Crab and Asparagus Soup

Written by on June 14, 2012 in Java Culinary, Java Culinary Chinese with 0 Comments

Crab and Asparagus Soup

Crab and Asparagus Soup Recipe


Chinese Crab and Asparagus Soup

1.5 L stock (I prefer use shrimp or chicken stock or clam juice or substitute for water)
1 nutmeg, crushed and placed in a spice bag
1 cloves garlic, minced
1/2 onion, chopped
300 g white asparagus*, trimmed and cut into 2-cm pieces
300 g canned crab
1 cup frozen peas
2 eggs**, lightly beaten
1 tbsp fish sauce
1/2 tsp ground white pepper
seasalt if you need
1 1/2 tbsp sesame oil
3 tbsp cornstarch, dissolved in 6 tbsp water

Chinese chives (kucai), thinly sliced
cilantro, chopped

The Chili Soy Sauce:
10 – 15 bird eye chilies, sliced
6 tbsp soy sauce
2 – 3 tsp lime/vinegar

1.  In a stockpot, add stock, the spice bag, garlic and onion; boil.
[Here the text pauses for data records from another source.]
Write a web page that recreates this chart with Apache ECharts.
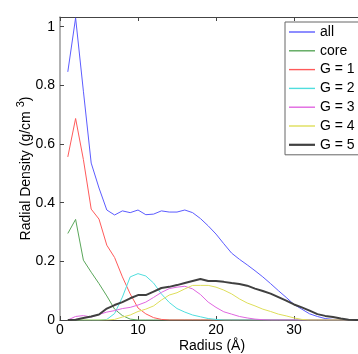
<!DOCTYPE html>
<html>
<head>
<meta charset="utf-8">
<script src="https://cdn.jsdelivr.net/npm/echarts@6/dist/echarts.min.js"></script>
<style>html,body{margin:0;padding:0;background:#fff;overflow:hidden;}#c{width:358px;height:354px;}</style>
</head>
<body>
<div id="c"></div>
<script>
const radius = [1,2,3,4,5,6,7,8,9,10,11,12,13,14,15,16,17,18,19,20,21,22,23,24,25,26,27,28,29,30,31,32,33,34,35,36,37,38,39,40];
const allVals = [0.846,1.03,0.78,0.535,0.45,0.375,0.358,0.372,0.366,0.375,0.359,0.361,0.372,0.368,0.368,0.375,0.366,0.346,0.321,0.293,0.26,0.228,0.207,0.188,0.168,0.147,0.124,0.10,0.077,0.053,0.037,0.021,0.012,0.005,0.002,0.001,0,0,0,0];
const coreVals = [0.295,0.343,0.204,0.163,0.124,0.082,0.037,0.015,0.003,0,0,0,0,0,0,0,0,0,0,0,0,0,0,0,0,0,0,0,0,0,0,0,0,0,0,0,0,0,0,0];
const g1Vals = [0.556,0.687,0.547,0.378,0.344,0.255,0.213,0.147,0.089,0.041,0.021,0.008,0.002,0,0,0,0,0,0,0,0,0,0,0,0,0,0,0,0,0,0,0,0,0,0,0,0,0,0,0];
const g2Vals = [0,0,0,0,0,0.002,0.022,0.078,0.147,0.158,0.15,0.126,0.089,0.06,0.039,0.027,0.017,0.011,0.005,0.002,0,0,0,0,0,0,0,0,0,0,0,0,0,0,0,0,0,0,0,0];
const g3Vals = [0,0.012,0.015,0.010,0.019,0.027,0.032,0.039,0.043,0.051,0.061,0.077,0.094,0.107,0.112,0.115,0.106,0.087,0.061,0.043,0.028,0.02,0.012,0.007,0.003,0.001,0,0,0,0,0,0,0,0,0,0,0,0,0,0];
const g4Vals = [0,0,0,0,0,0,0.002,0.010,0.017,0.029,0.037,0.048,0.068,0.085,0.093,0.106,0.118,0.118,0.118,0.112,0.102,0.089,0.072,0.058,0.048,0.037,0.029,0.02,0.014,0.007,0.002,0,0,0,0,0,0,0,0,0];
const g5Vals = [0,0.001,0.007,0.012,0.019,0.039,0.051,0.061,0.074,0.085,0.085,0.097,0.109,0.113,0.119,0.126,0.133,0.140,0.133,0.133,0.13,0.126,0.123,0.117,0.107,0.099,0.09,0.078,0.066,0.053,0.043,0.032,0.02,0.014,0.01,0.005,0.001,0,0,0];
const seriesNames = ['all','core','G = 1','G = 2','G = 3','G = 4','G = 5'];
const yTicks = ['0','0.2','0.4','0.6','0.8','1'];

const colors = ['#5c5cff','#5aa65a','#ff5a5a','#50dede','#e066e0','#dede5a','#404040'];
const widths = [1,1,1,1,1,1,2];
const vals = [allVals,coreVals,g1Vals,g2Vals,g3Vals,g4Vals,g5Vals];
const font = 'Liberation Sans, Arial, sans-serif';
const thinIcon = 'path://M0,0 H26 V1.4 H0 Z';
const thickIcon = 'path://M0,0 H26 V2.2 H0 Z';

const chart = echarts.init(document.getElementById('c'), null, {renderer:'canvas'});
chart.setOption({
  animation: false,
  backgroundColor: '#fff',
  grid: {left: 60, top: 17, width: 312, bottom: 34, containLabel: false, outerBoundsMode: 'none'},
  legend: {
    orient: 'vertical', left: 285, top: 22,
    data: seriesNames.map(function (n, i) {
      return {name: n, icon: widths[i] > 1 ? thickIcon : thinIcon, itemStyle: {color: colors[i]}};
    }),
    backgroundColor: '#fff', borderColor: '#666', borderWidth: 1, borderRadius: 0,
    padding: [3, 12, 3, 4], itemWidth: 26, itemHeight: 14, itemGap: 4.8,
    textStyle: {fontFamily: font, fontSize: 14, color: '#000', lineHeight: 14}
  },
  xAxis: [{
    type: 'value', min: 0, max: 40, interval: 10,
    name: 'Radius (Å)', nameLocation: 'middle', nameGap: 19, nameMoveOverlap: false,
    nameTextStyle: {fontFamily: font, fontSize: 14, color: '#000', padding: [0, 8, 0, 0]},
    axisLine: {show: true, lineStyle: {color: '#444', width: 1}},
    axisTick: {show: true, inside: true, length: 4, lineStyle: {color: '#444'}},
    axisLabel: {fontFamily: font, fontSize: 14, color: '#000', margin: 3},
    splitLine: {show: false}
  }, {
    type: 'value', min: 0, max: 40, interval: 10, position: 'top',
    axisLine: {show: true, lineStyle: {color: '#444', width: 1}},
    axisTick: {show: true, inside: true, length: 4, lineStyle: {color: '#444'}},
    axisLabel: {show: false}, splitLine: {show: false}
  }],
  yAxis: {
    type: 'value', min: 0, max: 1.033, interval: 0.2,
    name: '{a|Radial Density (g/cm }{s|3}{a|)}', nameLocation: 'middle', nameGap: 22, nameMoveOverlap: false,
    nameTextStyle: {
      rich: {
        a: {fontFamily: font, fontSize: 14, color: '#000'},
        s: {fontFamily: font, fontSize: 11, color: '#000', padding: [0, 0, 12, 0]}
      }
    },
    axisLine: {show: true, lineStyle: {color: '#999', width: 1.5}},
    axisTick: {show: true, inside: true, length: 4, lineStyle: {color: '#444'}},
    axisLabel: {
      fontFamily: font, fontSize: 14, color: '#000', margin: 5,
      formatter: function (v) {
        const k = Math.round(v * 5);
        if (Math.abs(v * 5 - k) > 1e-6) return '';
        return yTicks[k] !== undefined ? yTicks[k] : '';
      }
    },
    splitLine: {show: false}
  },
  series: seriesNames.map(function (n, i) {
    return {
      name: n, type: 'line', symbol: 'none', xAxisIndex: 0,
      data: radius.map(function (r, j) { return [r, vals[i][j]]; }),
      lineStyle: {color: colors[i], width: widths[i]},
      itemStyle: {color: colors[i]},
      z: 2 + i
    };
  })
});
</script>
</body>
</html>
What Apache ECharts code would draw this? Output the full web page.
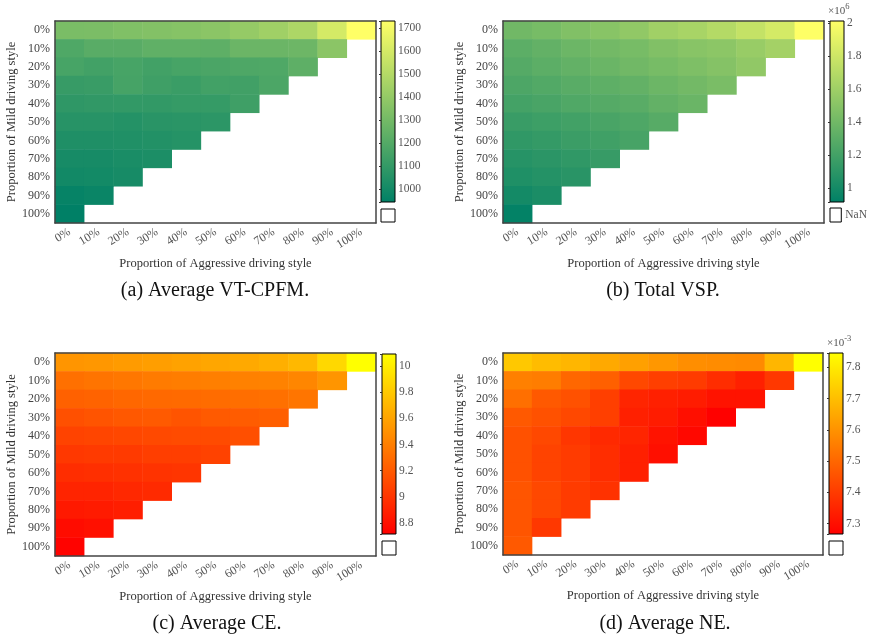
<!DOCTYPE html>
<html><head><meta charset="utf-8">
<script src="https://cdn.jsdelivr.net/npm/echarts@6/dist/echarts.min.js"></script>
<style>html,body{margin:0;padding:0;background:#fff}#c{width:870px;height:638px}</style>
</head><body><div id="c"></div>
<script>
const aggrLabels = ['0%','10%','20%','30%','40%','50%','60%','70%','80%','90%','100%'];
const mildLabels = ['0%','10%','20%','30%','40%','50%','60%','70%','80%','90%','100%'];

// (a) Average VT-CPFM, rows = mild share, columns = aggressive share
const vtcpfm = [
  [1320,1325,1340,1350,1360,1375,1405,1440,1480,1600,1732],
  [1190,1220,1220,1240,1240,1235,1275,1275,1280,1375],
  [1165,1150,1165,1150,1165,1175,1185,1190,1235],
  [1115,1120,1160,1140,1125,1150,1145,1180],
  [1090,1095,1100,1100,1110,1110,1140],
  [1065,1065,1055,1070,1075,1080],
  [1040,1040,1045,1050,1060],
  [1015,1015,1025,1030],
  [1000,1005,1015],
  [965,975],
  [945]
];
// (b) Total VSP (x10^6)
const vsp = [
  [1.40,1.43,1.47,1.50,1.54,1.61,1.64,1.69,1.76,1.83,2.01],
  [1.31,1.34,1.38,1.41,1.43,1.47,1.50,1.52,1.57,1.62],
  [1.28,1.31,1.34,1.37,1.40,1.43,1.46,1.49,1.54],
  [1.245,1.27,1.30,1.32,1.34,1.38,1.41,1.44],
  [1.21,1.23,1.26,1.28,1.30,1.34,1.37],
  [1.16,1.18,1.20,1.23,1.25,1.29],
  [1.12,1.14,1.17,1.19,1.22],
  [1.08,1.10,1.12,1.15],
  [1.05,1.07,1.09],
  [1.00,1.03],
  [0.93]
];
// (c) Average CE
const ce = [
  [9.52,9.53,9.55,9.57,9.59,9.61,9.63,9.66,9.71,9.88,10.09],
  [9.32,9.34,9.36,9.38,9.39,9.40,9.41,9.42,9.44,9.52],
  [9.24,9.25,9.27,9.28,9.29,9.30,9.31,9.32,9.35],
  [9.15,9.17,9.19,9.20,9.17,9.20,9.21,9.23],
  [9.08,9.09,9.10,9.11,9.12,9.12,9.14],
  [9.02,9.03,9.03,9.05,9.05,9.07],
  [8.96,8.97,8.98,8.99,9.00],
  [8.91,8.91,8.93,8.94],
  [8.85,8.86,8.88],
  [8.78,8.80],
  [8.73]
];
// (d) Average NE (x10^-3)
const ne = [
  [7.72,7.695,7.68,7.65,7.63,7.61,7.59,7.585,7.58,7.68,7.846],
  [7.557,7.55,7.50,7.485,7.43,7.41,7.40,7.37,7.34,7.395],
  [7.52,7.47,7.45,7.41,7.35,7.34,7.33,7.31,7.31],
  [7.47,7.45,7.43,7.41,7.34,7.33,7.30,7.27],
  [7.45,7.43,7.39,7.36,7.35,7.31,7.285],
  [7.45,7.42,7.40,7.37,7.34,7.30],
  [7.45,7.42,7.40,7.37,7.34],
  [7.46,7.43,7.40,7.38],
  [7.46,7.43,7.40],
  [7.46,7.395],
  [7.47]
];

// colour-bar extents and tick steps
const vtcpfmRange = [945, 1732];
const vspRange = [0.915, 2.014];
const ceRange = [8.716, 10.092];
const neRange = [7.267, 7.846];

const summer = ['#008066', '#ffff66'];
const autumn = ['#ff0000', '#ffff00'];
const FONT = 'Liberation Serif';

const panels = [
  {data: vtcpfm, range: vtcpfmRange, step: 100, split: 7, cmap: summer,
   grid: {left: 55, top: 21, width: 321, height: 202},
   cb: {left: 381, top: 21, width: 14, height: 181},
   nan: {left: 381, top: 209, width: 14, height: 13}, exp: null, nanLabel: false},
  {data: vsp, range: vspRange, step: 0.2, split: 5, cmap: summer,
   grid: {left: 503, top: 21, width: 321, height: 202},
   cb: {left: 830, top: 21, width: 14, height: 181},
   nan: {left: 830, top: 208, width: 14, height: 14}, exp: '6', nanLabel: true},
  {data: ce, range: ceRange, step: 0.2, split: 6, cmap: autumn,
   grid: {left: 55, top: 353, width: 321, height: 203},
   cb: {left: 382, top: 354, width: 14, height: 180},
   nan: {left: 382, top: 541, width: 14, height: 14}, exp: null, nanLabel: false},
  {data: ne, range: neRange, step: 0.1, split: 6, cmap: autumn,
   grid: {left: 503, top: 353, width: 320, height: 202},
   cb: {left: 829, top: 353, width: 14, height: 181},
   nan: {left: 829, top: 541, width: 14, height: 14}, exp: '-3', nanLabel: false}
];

const captions = [
  {text: '(a) Average VT-CPFM.', x: 215, y: 291},
  {text: '(b) Total VSP.', x: 663, y: 291},
  {text: '(c) Average CE.', x: 217, y: 624},
  {text: '(d) Average NE.', x: 665, y: 624}
];

const grid = [], xAxis = [], yAxis = [], series = [], visualMap = [], graphic = [];
const lineStyle = {color: '#444', width: 1.5};

panels.forEach((p, k) => {
  const gMain = grid.length;
  grid.push(Object.assign({show: false}, p.grid));
  const gCb = grid.length;
  grid.push(Object.assign({show: true, borderColor: '#000', borderWidth: 1,
    backgroundColor: new echarts.graphic.LinearGradient(0, 0, 0, 1, [
      {offset: 0, color: p.cmap[1]}, {offset: 1, color: p.cmap[0]}])}, p.cb));
  const gNan = grid.length;
  grid.push(Object.assign({show: true, borderColor: '#000', borderWidth: 1, backgroundColor: '#fff'}, p.nan));

  // main heatmap axes
  const xi = xAxis.length;
  xAxis.push({type: 'category', gridIndex: gMain, data: aggrLabels, z: 10,
    axisLine: {show: true, onZero: false, lineStyle}, axisTick: {show: false}, splitLine: {show: false},
    axisLabel: {interval: 0, rotate: 32, margin: 8, fontFamily: FONT, fontSize: 12, color: '#555'},
    name: 'Proportion of Aggressive driving style', nameLocation: 'middle', nameGap: 34,
    nameTextStyle: {fontFamily: FONT, fontSize: 12.5, color: '#333'}});
  xAxis.push({type: 'category', gridIndex: gMain, data: aggrLabels, position: 'top', z: 10,
    axisLine: {show: true, onZero: false, lineStyle}, axisTick: {show: false}, axisLabel: {show: false}, splitLine: {show: false}});
  const yi = yAxis.length;
  yAxis.push({type: 'category', gridIndex: gMain, data: mildLabels, inverse: true, z: 10,
    axisLine: {show: true, onZero: false, lineStyle}, axisTick: {show: false}, splitLine: {show: false},
    axisLabel: {interval: 0, margin: 5, fontFamily: FONT, fontSize: 12, color: '#444'},
    name: 'Proportion of Mild driving style', nameLocation: 'middle', nameGap: 35,
    nameTextStyle: {fontFamily: FONT, fontSize: 12.5, color: '#333'}});
  yAxis.push({type: 'category', gridIndex: gMain, data: mildLabels, inverse: true, position: 'right', z: 10,
    axisLine: {show: true, onZero: false, lineStyle}, axisTick: {show: false}, axisLabel: {show: false}, splitLine: {show: false}});

  // colour bar axes
  xAxis.push({type: 'value', gridIndex: gCb, show: false, min: 0, max: 1});
  const step = p.step;
  yAxis.push({type: 'value', gridIndex: gCb, position: 'right', min: p.range[0], max: p.range[1],
    splitNumber: p.split, z: 10,
    axisLine: {show: false}, splitLine: {show: false},
    axisTick: {show: true, inside: true, length: 2, lineStyle: {color: '#333', width: 1}},
    axisLabel: {margin: 3, fontFamily: FONT, fontSize: 11.5, color: '#555',
      formatter: v => Math.abs(v / step - Math.round(v / step)) < 1e-6 ? String(+v.toFixed(2)) : ''},
    name: p.exp ? '{a|×10}{b|' + p.exp + '}' : '', nameLocation: 'end', nameGap: 4,
    nameTextStyle: {align: 'left', padding: [0, 0, 0, -2], rich: {
      a: {fontFamily: FONT, fontSize: 11, color: '#555', verticalAlign: 'bottom'},
      b: {fontFamily: FONT, fontSize: 8.5, color: '#555', verticalAlign: 'top', padding: [0, 0, 6, 0]}}}});

  // NaN box axes
  xAxis.push({type: 'value', gridIndex: gNan, show: false, min: 0, max: 1});
  yAxis.push({type: 'category', gridIndex: gNan, position: 'right', data: [p.nanLabel ? 'NaN' : ''],
    axisLine: {show: false}, axisTick: {show: false}, splitLine: {show: false},
    axisLabel: {show: p.nanLabel, margin: 4, fontFamily: FONT, fontSize: 11.5, color: '#555'}});

  const data = [];
  p.data.forEach((row, i) => row.forEach((v, j) => data.push([j, i, v])));
  series.push({type: 'heatmap', xAxisIndex: xi, yAxisIndex: yi, data,
    itemStyle: {borderWidth: 0}, emphasis: {disabled: true}, label: {show: false}});
  visualMap.push({show: false, type: 'continuous', seriesIndex: k, min: p.range[0], max: p.range[1],
    dimension: 2, inRange: {color: p.cmap}});
});

captions.forEach(c => graphic.push({type: 'text', x: c.x, y: c.y,
  style: {text: c.text, textAlign: 'center', textVerticalAlign: 'middle',
    font: '20px "Liberation Serif"', fill: '#111'}}));

const chart = echarts.init(document.getElementById('c'), null, {renderer: 'canvas'});
chart.setOption({animation: false, backgroundColor: '#fff', grid, xAxis, yAxis, series, visualMap, graphic});
</script></body></html>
2.  Add asparagus; cook for 5 minutes. Put in crab meat; cook over medium heat until boiling again.

3.  Reduce the heat to low and quickly stir in whisked egg in a stream.  Combine the peas.

4.  Then, add the cornstarch mixture. Season with fish sauce, sesame oil, pepper and salt.

5.  Add cilantro and simmer for a couple of minutes, till the soup slightly thickens.  Garnish with chives.

Chili Soy Sauce:
Combine all the ingredients.

*To trim asparagus, you don’t need any knive.  Simply take the end of the asparagus between your thumb and forefinger and bend until it breaks.  The asparagus automatically breaks just where the woody part ends and the fresh, juicy asparagus begins. So you don’t need to worry about breaking off too much or too little.

** To get a whiter result soup, use egg whites only.